Pre-voting in distributed consensus

by simbo1905

Another top notch Paxos post from the inventor of UPaxos covers leader election in Paxos. The outlined approach is similar to that used in TRex which is based on a sloppy timeout mechanism. This post will get into why this is a must read for consensus fans.

The great thing about the new post on Paxos Pre-voting is that it contains a sketch that the technique is sound. I believe that the approach coded into TRex is equivalent. Let’s take an in depth look at the prevote approach.

First up what are we trying to solve? It is that Paxos under steady state needs a stable leader that can fix an infinite number of commands using the minimum number of messages. The minimum number per value in a three node cluster is one round trip from a leader to a second node. The paper Paxos Made Simple mentions leader election but doesn’t get into how that occurs. Why? Because it focuses on the proof of correctness. The leader election can be totally randomised with no coordination and many nodes attempting to lead simultaneously, and the protocol will still be safe. So the original paper leaves making things efficient as an implementation detail with a hint about timeouts.

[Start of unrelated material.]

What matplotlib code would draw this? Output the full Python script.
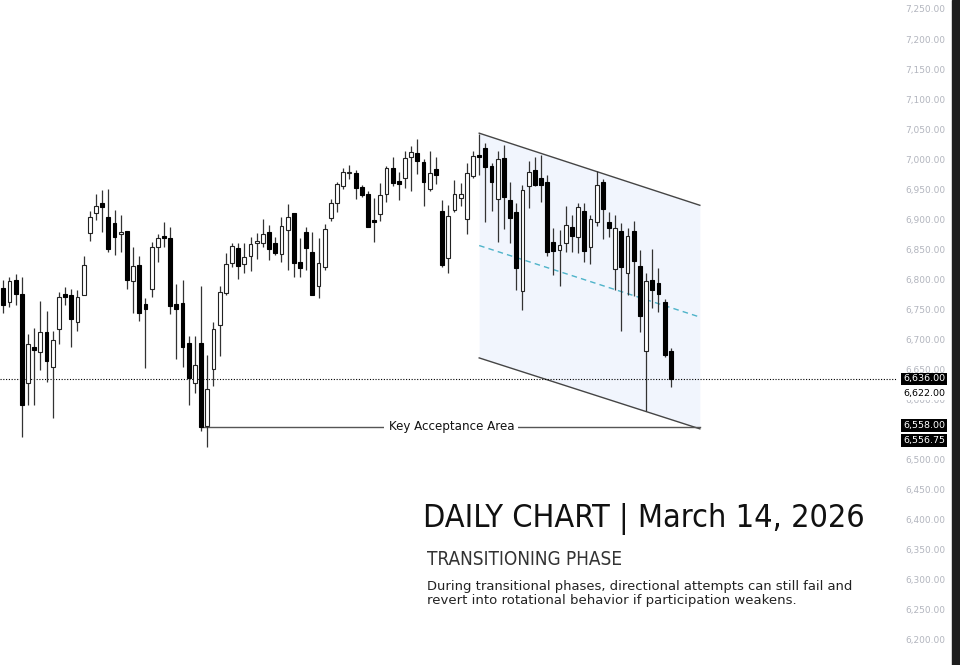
import matplotlib
matplotlib.use("Agg")
import matplotlib.pyplot as plt
from matplotlib import transforms
from matplotlib.patches import Rectangle
import numpy as np

# daily OHLC (oldest -> newest)
opens = [6788, 6764, 6801, 6777, 6629, 6689, 6681, 6714, 6656, 6719,
         6777, 6775, 6731, 6775, 6879, 6912, 6928, 6905, 6896, 6877,
         6882, 6799, 6826, 6761, 6785, 6855, 6874, 6871, 6761, 6763,
         6695, 6629, 6696, 6558, 6652, 6725, 6779, 6829, 6854, 6827,
         6841, 6863, 6863, 6881, 6863, 6844, 6884, 6912, 6830, 6881,
         6848, 6790, 6823, 6904, 6929, 6957, 6978, 6978, 6955, 6944,
         6901, 6910, 6944, 6987, 6966, 6970, 7006, 7012, 6997, 6952,
         6985, 6916, 6837, 6917, 6937, 6902, 6974, 7009, 7021, 6990,
         6935, 7003, 6933, 6913, 6783, 6957, 6984, 6970, 6963, 6864,
         6851, 6862, 6889, 6872, 6916, 6855, 6898, 6963, 6898, 6819,
         6882, 6812, 6882, 6824, 6683, 6800, 6795, 6764, 6683]
highs = [6801, 6806, 6811, 6806, 6711, 6721, 6766, 6749, 6715, 6781,
         6789, 6786, 6784, 6840, 6915, 6943, 6950, 6952, 6917, 6908,
         6882, 6856, 6841, 6771, 6864, 6878, 6898, 6889, 6794, 6800,
         6708, 6708, 6790, 6676, 6730, 6791, 6845, 6863, 6863, 6862,
         6872, 6879, 6903, 6892, 6872, 6906, 6927, 6912, 6871, 6889,
         6881, 6870, 6894, 6935, 6963, 6987, 6992, 6984, 6959, 6949,
         6937, 6962, 6990, 7005, 6981, 7016, 7024, 7035, 7002, 7016,
         7005, 6934, 6926, 6967, 6962, 6995, 7016, 7044, 7028, 6995,
         7016, 7025, 6964, 6929, 6959, 6999, 7005, 7009, 6975, 6887,
         6884, 6924, 6909, 6929, 6929, 6909, 6982, 6969, 6914, 6909,
         6895, 6888, 6899, 6851, 6813, 6852, 6821, 6769, 6687]
lows = [6745, 6756, 6759, 6539, 6593, 6593, 6651, 6631, 6571, 6694,
        6759, 6690, 6716, 6775, 6866, 6900, 6881, 6848, 6842, 6848,
        6785, 6746, 6733, 6655, 6772, 6830, 6856, 6744, 6670, 6656,
        6593, 6612, 6550, 6523, 6624, 6674, 6775, 6823, 6802, 6812,
        6816, 6835, 6855, 6834, 6842, 6830, 6817, 6805, 6806, 6817,
        6775, 6770, 6818, 6899, 6914, 6952, 6968, 6936, 6939, 6889,
        6864, 6899, 6930, 6957, 6934, 6953, 6949, 6977, 6923, 6948,
        6960, 6822, 6813, 6913, 6924, 6878, 6971, 6975, 6898, 6916,
        6864, 6885, 6862, 6784, 6750, 6921, 6957, 6931, 6841, 6809,
        6791, 6848, 6847, 6846, 6831, 6827, 6891, 6869, 6873, 6784,
        6716, 6776, 6774, 6714, 6582, 6754, 6747, 6672, 6622]
closes = [6759, 6799, 6777, 6593, 6694, 6685, 6714, 6666, 6701, 6772,
          6772, 6735, 6773, 6825, 6906, 6923, 6922, 6852, 6872, 6881,
          6801, 6824, 6746, 6752, 6855, 6870, 6871, 6758, 6753, 6690,
          6637, 6660, 6556, 6619, 6719, 6780, 6827, 6858, 6824, 6839,
          6860, 6864, 6877, 6853, 6846, 6890, 6905, 6829, 6821, 6854,
          6776, 6829, 6886, 6928, 6960, 6980, 6979, 6953, 6942, 6889,
          6898, 6942, 6987, 6962, 6960, 7003, 7014, 6999, 6964, 6979,
          6975, 6826, 6907, 6943, 6944, 6979, 7007, 7005, 6989, 6964,
          7002, 6939, 6904, 6820, 6950, 6981, 6959, 6959, 6848, 6849,
          6859, 6892, 6874, 6922, 6849, 6902, 6958, 6918, 6887, 6887,
          6823, 6874, 6833, 6741, 6799, 6784, 6777, 6676, 6636]

# descending channel (bar index, price)
chan_x = [77, 112.7]
chan_top = [7045, 6925]
chan_bot = [6671, 6553]
key_level = 6556.75
key_start = 32
key_label_x = 72.5
last_price = 6636.0

# 6,550 sits under the price boxes and is not shown
price_ticks = [p for p in range(6200, 7251, 50) if p != 6550]
# (price, text, boxed, shift in px)
price_labels = [(6636.0, "6,636.00", True, 0),
                (6622.0, "6,622.00", False, 6.5),
                (6558.0, "6,558.00", True, -0.5),
                (6556.75, "6,556.75", True, 14)]

title = "DAILY CHART | March 14, 2026"
subtitle = "TRANSITIONING PHASE"
body = ["During transitional phases, directional attempts can still fail and",
        "revert into rotational behavior if participation weakens."]

W, H = 960, 665
fig = plt.figure(figsize=(W / 100, H / 100), dpi=100)
fig.patch.set_facecolor("white")
ax = fig.add_axes([0, 0, 897 / W, 1])
ax.set_axis_off()
ax.set_xlim(-0.534, 144.6)
ax.set_ylim(6160, 7266.6)

# channel shading and lines
ax.fill_between(chan_x, chan_bot, chan_top, color="#f1f5fd", lw=0, zorder=0)
ax.plot(chan_x, chan_top, color="#454545", lw=1, zorder=1)
ax.plot(chan_x, chan_bot, color="#454545", lw=1, zorder=1)
mid = [(a + b) / 2 for a, b in zip(chan_top, chan_bot)]
ax.plot(chan_x, mid, color="#4eb3c9", lw=1, dashes=(4, 3), zorder=1)

# candles
o = np.array(opens, float)
h = np.array(highs, float)
l = np.array(lows, float)
c = np.array(closes, float)
idx = np.arange(len(o))
up = c >= o
ax.vlines(idx, l, h, color="#333333", lw=0.9, zorder=2)
body_lo = np.minimum(o, c)
body_h = np.maximum(np.abs(c - o), 1.8)
ax.bar(idx[up], body_h[up], bottom=body_lo[up], width=0.62,
       color="white", edgecolor="#222222", lw=0.8, zorder=3)
ax.bar(idx[~up], body_h[~up], bottom=body_lo[~up], width=0.62,
       color="black", edgecolor="black", lw=0.8, zorder=3)

# last price dotted line
ax.axhline(last_price, color="black", lw=0.8, ls=(0, (1, 1.5)), zorder=1)

# key acceptance level
ax.plot([key_start, chan_x[1]], [key_level, key_level], color="#555555", lw=1, zorder=1)
ax.text(key_label_x, key_level, "Key Acceptance Area", ha="center", va="center",
        fontsize=8.6, color="#111111", zorder=4,
        bbox=dict(boxstyle="square,pad=0.35", fc="white", ec="none"))

# right price scale
tr = transforms.blended_transform_factory(fig.transFigure, ax.transData)
for p in price_ticks:
    ax.text(945 / W, p, f"{p:,.2f}", transform=tr, ha="right", va="center",
            fontsize=6.5, color="#b2b5be", clip_on=False)
for p, txt, boxed, shift in price_labels:
    fc = "black" if boxed else "white"
    col = "white" if boxed else "black"
    ax.annotate(txt, xy=(945 / W, p), xycoords=tr, xytext=(0, -shift * 0.72),
                textcoords="offset points", ha="right", va="center",
                fontsize=6.8, color=col, annotation_clip=False,
                bbox=dict(boxstyle="square,pad=0.2", fc=fc, ec="none"))

fig.patches.append(Rectangle((952 / W, 0), 8 / W, 1, transform=fig.transFigure,
                             color="#1e1e1e", zorder=5))

# text block
renderer = fig.canvas.get_renderer()


def fit_text(x0, x1, ybase, s, **kw):
    t = fig.text(x0 / W, 1 - ybase / H, s, ha="left", va="baseline", **kw)
    w = t.get_window_extent(renderer).width
    t.set_fontsize(t.get_fontsize() * (x1 - x0) / w)
    return t


fit_text(423, 865, 527, title, fontsize=26, color="#111111",
         family="DejaVu Sans", stretch="condensed")
fit_text(427, 622, 565, subtitle, fontsize=13, color="#333333",
         family="DejaVu Sans", stretch="condensed")
fit_text(427, 851, 590, body[0], fontsize=9, color="#222222")
fit_text(427, 796, 604, body[1], fontsize=9, color="#222222")

fig.savefig("out.png", dpi=100, facecolor="white")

The lack of detail in the original paper makes it tempting to use an external leader election service. This is both inelegant and a bad idea. Why? Such a leader election service would have to be running its own consensus algorithm. As well as architectural complexity it’s a bit circular to write a consensus algorithm that outsources an aspect of its functionality to another consensus algorithm. It also means you have more moving parts to reason about under complex failures.

Introducing more services and protocols to a distributed system simply increases the permutations of error states and the surface that network partitions, messages drops, crashes or stalls can trash our system into deadlock or livelock. If you are tempted to think it’s a quick win, then you may be falling foul of the fallacies of distributed computing.

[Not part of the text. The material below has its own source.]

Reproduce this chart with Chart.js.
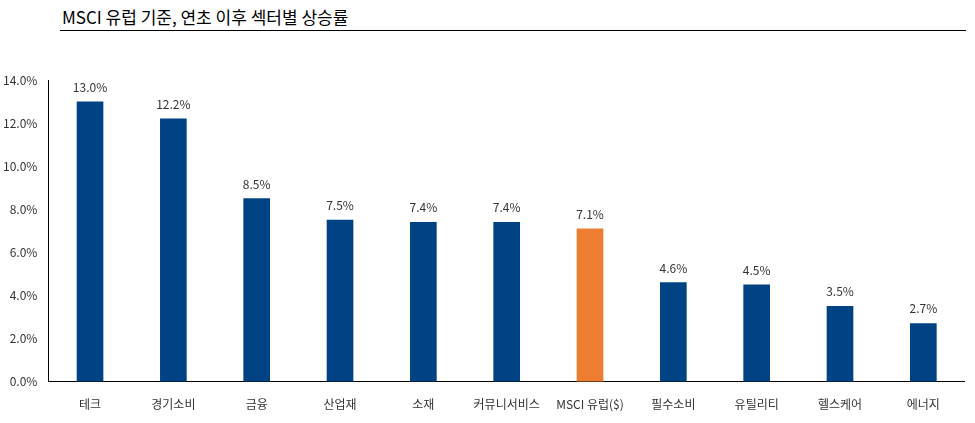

As I will sketch below, it’s almost trivial to implement a simple, though inefficient, in-band leader election mechanism. Given how simple it is to do something safe we can see it is worth expending a modest amount of effort to make it efficient as documented in the Paxos Pre-voting blog.

Let’s sketch the simplest thing that can work assuming we are implementing  Paxos Made Simple. The hint in the paper is to use a timeout. We also know that we should be using only local clocks as Paxos makes no assumptions about a global clock. Any node can time-out on the leader and issue a prepare message. Assuming your timeouts are randomised and large enough, and messages get through the algorithm will just run and will quiesce into a healthy state. Ta da!

Perhaps I am a bit too much like the Paxos Made Simple paper in skipping some details. We have to time out on something. The simplest thing is to time out on not seeing any new values being fixed by a stable leader. If our system isn’t always busy, we can run some synthetic client code which sends a no-op value when other client values have been run through the algorithm recently. All nodes will learn about the chosen values (genuine or synthetic ones) and can timeout on not seeing anything for a while which may indicate that the leader has crashed.

Okay so if the leader node crashes some nodes will timeout and attempt to lead. They simply do this by issuing a prepare message then running the normal algorithm. Paxos won’t be incorrect under such circumstances. The challenge is that we can enter a form of livelock where potential leaders duel. The fix to this issue is to use an exponential back-off. All potential leaders will eventually back-off enough to allow one potential leader to exchange sufficient messages to lead. Happy days.

So why does the new post have a pre-vote phase? The problem is that if a timed-out node issues a regular prepare message using a number higher than it has seen before we can disrupt a stable leader. Imagine a three node cluster where the link goes down between the leader and one other node. We then have a partial network partition where one node believes the leader is dead. If it times out and issues a high prepare message it will unnecessarily disrupt the stable leader. The third node will make a promise and then reject further accept messages from the leader. The third node will be seeing two leaders attempt to slug it out with it being the middle man.

The Paxos Pre-voting post looks to avoid the unnecessary duel by using a seek-votes message. That won’t disrupt the stable leader. In the scenario above the third node can see the leader and simply respond to the new message with enough information to avoid starting a leader duel. The respondent can also eagerly transmit the latest fixed values to the node that has lost connectivity to the leader. The in-depth post gets in the fine details. Great stuff.

TRex takes a slightly more minimalistic approach. Rather than a timed-out node issuing a regular prepare message using a high number it issues a  prepare with a zero ballot number. This is not going to disrupt a stable leader as it will be rejected by all nodes. Each node will negatively respond (“nack”) any prepare message where it has made a higher promise. The nack message contains additional information about the possible existence of a stable leader. The node which is not seeing the leader can then send retransmission requests to a node that can see the leader. Only if the timed out node gets a nack from enough nodes for it to form a major, with no evidence of a stable leader, will it issue a high prepare message and follow the normal algorithm.